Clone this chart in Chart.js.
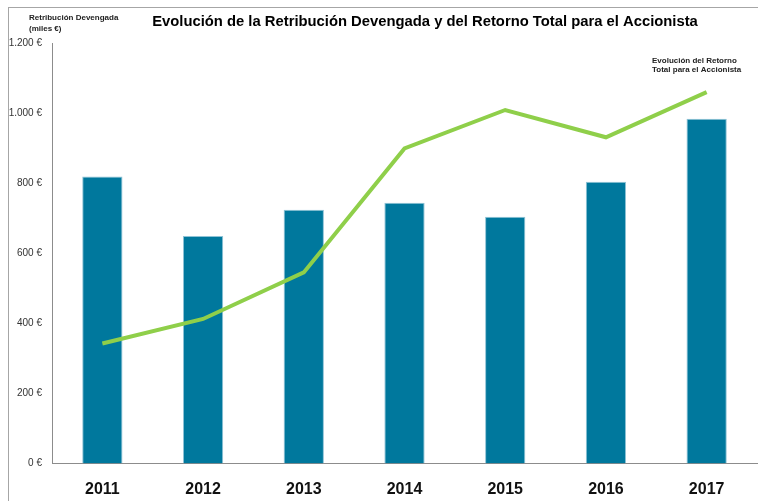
<!DOCTYPE html>
<html><head><meta charset="utf-8">
<script src="https://cdn.jsdelivr.net/npm/chart.js@4.4.0/dist/chart.umd.min.js"></script>
<style>
html,body{margin:0;padding:0;background:#fff;}
#wrap{position:relative;width:758px;height:501px;overflow:hidden;background:#fff;}
#frame{position:absolute;left:8px;top:7px;width:800px;height:600px;border-top:1px solid #a6a6a6;border-left:1px solid #a6a6a6;box-sizing:border-box;pointer-events:none;}
canvas{position:absolute;left:0;top:0;}
</style></head><body>
<div id="wrap"><canvas id="c" width="758" height="501"></canvas><div id="frame"></div></div>
<script>
const categories = ['2011', '2012', '2013', '2014', '2015', '2016', '2017'];
const retribucionDevengada = [820, 650, 725, 745, 705, 805, 985];
const retornoTotal = [343, 413, 546, 900, 1010, 932, 1061];
const yTickValues = [0, 200, 400, 600, 800, 1000, 1200];
const yTickLabels = ['0 €', '200 €', '400 €', '600 €', '800 €', '1.000 €', '1.200 €'];
const titleText = 'Evolución de la Retribución Devengada y del Retorno Total para el Accionista';
const yAxisNote = ['Retribución Devengada', '(miles €)'];
const lineNote = ['Evolución del Retorno', 'Total para el Accionista'];

const SANS = "'Liberation Sans', Arial, sans-serif";

const textPlugin = {
  id: 'texts',
  afterDraw(chart) {
    const ctx = chart.ctx;
    ctx.save();
    ctx.fillStyle = '#000';
    ctx.textBaseline = 'middle';
    ctx.textAlign = 'center';
    ctx.font = 'bold 14.8px ' + SANS;
    ctx.fillText(titleText, 425, 22);
    ctx.textAlign = 'left';
    ctx.font = 'bold 8px ' + SANS;
    ctx.fillStyle = '#222';
    ctx.fillText(yAxisNote[0], 29, 17.5);
    ctx.fillText(yAxisNote[1], 29, 29);
    ctx.fillText(lineNote[0], 652, 61);
    ctx.fillText(lineNote[1], 652, 70);
    ctx.restore();
  }
};

new Chart(document.getElementById('c'), {
  data: {
    labels: categories,
    datasets: [
      {
        type: 'line',
        label: 'Retorno Total para el Accionista',
        data: retornoTotal,
        borderColor: '#8fcf4a',
        borderWidth: 4,
        pointRadius: 0,
        tension: 0,
        fill: false,
        order: 0
      },
      {
        type: 'bar',
        label: 'Retribución Devengada',
        data: retribucionDevengada,
        backgroundColor: '#00789d',
        borderColor: '#8fc3d6',
        borderWidth: 1,
        barPercentage: 0.4,
        categoryPercentage: 1.0,
        order: 1
      }
    ]
  },
  options: {
    responsive: false,
    animation: false,
    devicePixelRatio: 1,
    layout: { padding: { top: 43.5, right: 1, left: 0, bottom: 0 } },
    plugins: { legend: { display: false }, tooltip: { enabled: false }, title: { display: false } },
    scales: {
      x: {
        grid: { display: false },
        border: { display: true, color: '#8c8c8c', width: 1 },
        ticks: { color: '#111', font: { family: SANS, size: 16, weight: 'bold' }, padding: 8, maxRotation: 0 },
        afterFit(s) { s.height = 37.5; }
      },
      y: {
        min: 0, max: 1200,
        afterBuildTicks(s) { s.ticks = yTickValues.map(v => ({ value: v })); },
        grid: { display: false },
        border: { display: true, color: '#8c8c8c', width: 1 },
        ticks: {
          color: '#333',
          font: { family: SANS, size: 10 },
          padding: 2,
          callback: (v) => yTickLabels[yTickValues.indexOf(v)]
        },
        afterFit(s) { s.width = 52; }
      }
    }
  },
  plugins: [textPlugin]
});
</script>
</body></html>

§

■ **Task to complete**
Transcribe the listing above verbatim. Omit the pictures.

■ **Expected answer**
Clone this chart in Chart.js.
<!DOCTYPE html>
<html><head><meta charset="utf-8">
<script src="https://cdn.jsdelivr.net/npm/chart.js@4.4.0/dist/chart.umd.min.js"></script>
<style>
html,body{margin:0;padding:0;background:#fff;}
#wrap{position:relative;width:758px;height:501px;overflow:hidden;background:#fff;}
#frame{position:absolute;left:8px;top:7px;width:800px;height:600px;border-top:1px solid #a6a6a6;border-left:1px solid #a6a6a6;box-sizing:border-box;pointer-events:none;}
canvas{position:absolute;left:0;top:0;}
</style></head><body>
<div id="wrap"><canvas id="c" width="758" height="501"></canvas><div id="frame"></div></div>
<script>
const categories = ['2011', '2012', '2013', '2014', '2015', '2016', '2017'];
const retribucionDevengada = [820, 650, 725, 745, 705, 805, 985];
const retornoTotal = [343, 413, 546, 900, 1010, 932, 1061];
const yTickValues = [0, 200, 400, 600, 800, 1000, 1200];
const yTickLabels = ['0 €', '200 €', '400 €', '600 €', '800 €', '1.000 €', '1.200 €'];
const titleText = 'Evolución de la Retribución Devengada y del Retorno Total para el Accionista';
const yAxisNote = ['Retribución Devengada', '(miles €)'];
const lineNote = ['Evolución del Retorno', 'Total para el Accionista'];

const SANS = "'Liberation Sans', Arial, sans-serif";

const textPlugin = {
  id: 'texts',
  afterDraw(chart) {
    const ctx = chart.ctx;
    ctx.save();
    ctx.fillStyle = '#000';
    ctx.textBaseline = 'middle';
    ctx.textAlign = 'center';
    ctx.font = 'bold 14.8px ' + SANS;
    ctx.fillText(titleText, 425, 22);
    ctx.textAlign = 'left';
    ctx.font = 'bold 8px ' + SANS;
    ctx.fillStyle = '#222';
    ctx.fillText(yAxisNote[0], 29, 17.5);
    ctx.fillText(yAxisNote[1], 29, 29);
    ctx.fillText(lineNote[0], 652, 61);
    ctx.fillText(lineNote[1], 652, 70);
    ctx.restore();
  }
};

new Chart(document.getElementById('c'), {
  data: {
    labels: categories,
    datasets: [
      {
        type: 'line',
        label: 'Retorno Total para el Accionista',
        data: retornoTotal,
        borderColor: '#8fcf4a',
        borderWidth: 4,
        pointRadius: 0,
        tension: 0,
        fill: false,
        order: 0
      },
      {
        type: 'bar',
        label: 'Retribución Devengada',
        data: retribucionDevengada,
        backgroundColor: '#00789d',
        borderColor: '#8fc3d6',
        borderWidth: 1,
        barPercentage: 0.4,
        categoryPercentage: 1.0,
        order: 1
      }
    ]
  },
  options: {
    responsive: false,
    animation: false,
    devicePixelRatio: 1,
    layout: { padding: { top: 43.5, right: 1, left: 0, bottom: 0 } },
    plugins: { legend: { display: false }, tooltip: { enabled: false }, title: { display: false } },
    scales: {
      x: {
        grid: { display: false },
        border: { display: true, color: '#8c8c8c', width: 1 },
        ticks: { color: '#111', font: { family: SANS, size: 16, weight: 'bold' }, padding: 8, maxRotation: 0 },
        afterFit(s) { s.height = 37.5; }
      },
      y: {
        min: 0, max: 1200,
        afterBuildTicks(s) { s.ticks = yTickValues.map(v => ({ value: v })); },
        grid: { display: false },
        border: { display: true, color: '#8c8c8c', width: 1 },
        ticks: {
          color: '#333',
          font: { family: SANS, size: 10 },
          padding: 2,
          callback: (v) => yTickLabels[yTickValues.indexOf(v)]
        },
        afterFit(s) { s.width = 52; }
      }
    }
  },
  plugins: [textPlugin]
});
</script>
</body></html>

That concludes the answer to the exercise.